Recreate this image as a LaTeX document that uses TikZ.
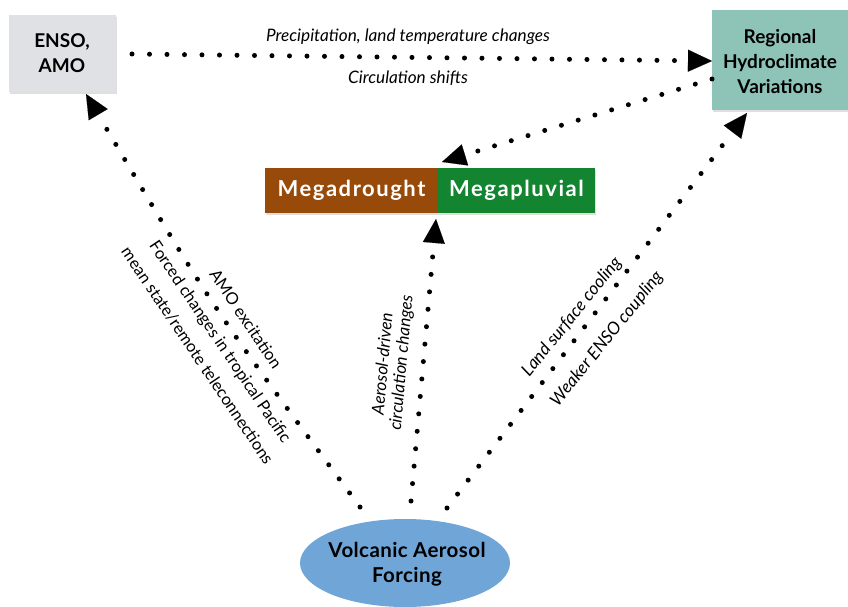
\documentclass[tikz,border=0pt]{standalone}
\usepackage{fontspec}
\setmainfont{Lato}
\usetikzlibrary{arrows.meta,shapes.geometric,shadows}
\definecolor{ensogray}{HTML}{DFE1E4}
\definecolor{regteal}{HTML}{8EC3B8}
\definecolor{mdbrown}{HTML}{984A0A}
\definecolor{mpgreen}{HTML}{13842F}
\definecolor{volcblue}{HTML}{70A5D7}
\tikzset{
  arr/.style={line width=5pt, line cap=round, dash pattern=on 0pt off 17.5pt,
    -{Triangle[length=24pt,width=22pt,line width=0.1pt]}},
  lbl/.style={font=\fontsize{17}{20}\selectfont\itshape, inner sep=0pt},
  boxtxt/.style={font=\fontsize{19}{25}\selectfont\bfseries, align=center},
  megatxt/.style={text=white, font=\fontsize{22}{24}\selectfont\bfseries\addfontfeatures{LetterSpace=7}},
  shad/.style={drop shadow={opacity=0.25, shadow xshift=1pt, shadow yshift=-2pt}}
}
\begin{document}
\begin{tikzpicture}[x=1pt,y=-1pt]
\useasboundingbox (0,0) rectangle (848,607);
% boxes
\node[shad, fill=ensogray, minimum width=107pt, minimum height=77pt, boxtxt, inner sep=0pt] (enso) at (62,53.5) {ENSO,\\AMO};
\node[shad, fill=regteal, minimum width=140pt, minimum height=100pt, inner sep=0pt] (reg) at (782,60) {};
\node[boxtxt, inner sep=0pt] (regtxt) at (780,62) {Regional\\Hydroclimate\\Variations};
\node[shad, fill=mdbrown, minimum width=173pt, minimum height=45pt, inner sep=0pt, megatxt] (md) at (351.5,190.5) {Megadrought};
\node[shad, fill=mpgreen, minimum width=157pt, minimum height=45pt, inner sep=0pt, megatxt] (mp) at (516.5,190.5) {Megapluvial};
\node[ellipse, fill=volcblue, minimum width=210pt, minimum height=88pt, inner sep=0pt] (volc) at (405,563) {};
\node[boxtxt, inner sep=0pt, font=\fontsize{20.5}{25}\selectfont\bfseries\addfontfeatures{LetterSpace=2}] (volctxt) at (407,564) {Volcanic Aerosol\\Forcing};
% connector end points
\coordinate (topS) at (132,54);
\coordinate (topE) at (712,61);
\coordinate (regS) at (712,79);
\coordinate (megaTip) at (442,162);
\coordinate (volL) at (360,507);
\coordinate (ctlL) at (212,307);
\coordinate (ensoTip) at (86,94);
\coordinate (volM) at (411,501);
\coordinate (megaTipB) at (436,219);
\coordinate (volR) at (447,508);
\coordinate (regTipB) at (747,113);
% connectors
\draw[arr] (topS) -- (topE);
\draw[arr] (regS) -- (megaTip);
\draw[arr] (volL) .. controls (ctlL) .. (ensoTip);
\draw[arr] (volM) -- (megaTipB);
\draw[arr] (volR) -- (regTipB);
% labels
\node[lbl, font=\fontsize{17.2}{20}\selectfont\itshape] (l1) at (408,37) {Precipitation, land temperature changes};
\node[lbl, font=\fontsize{17.2}{20}\selectfont\itshape] (l2) at (408,78) {Circulation shifts};
\node[lbl, rotate=-56, font=\fontsize{16.5}{18}\selectfont] (l3) at (246,319) {AMO excitation};
\node[lbl, rotate=-56, font=\fontsize{16.5}{18}\selectfont] (l4) at (219.5,342.5) {Forced changes in tropical Pacific};
\node[lbl, rotate=-56, font=\fontsize{16.5}{18}\selectfont] (l5) at (197.5,355.5) {mean state/remote teleconnections};
\node[lbl, rotate=85] (l6) at (382,364) {Aerosol-driven};
\node[lbl, rotate=85] (l7) at (402,363) {circulation changes};
\node[lbl, rotate=51, font=\fontsize{17.4}{20}\selectfont\itshape] (l8) at (572,317) {Land surface cooling};
\node[lbl, rotate=51, font=\fontsize{17.4}{20}\selectfont\itshape] (l9) at (607,339) {Weaker ENSO coupling};
\end{tikzpicture}
\end{document}
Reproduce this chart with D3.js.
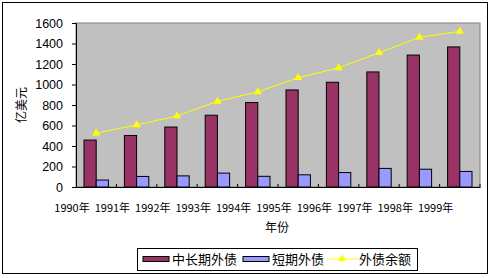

Instructions for the task:
Reply with the number of lines in the data that include the string "this" and nothing else.

Output:
2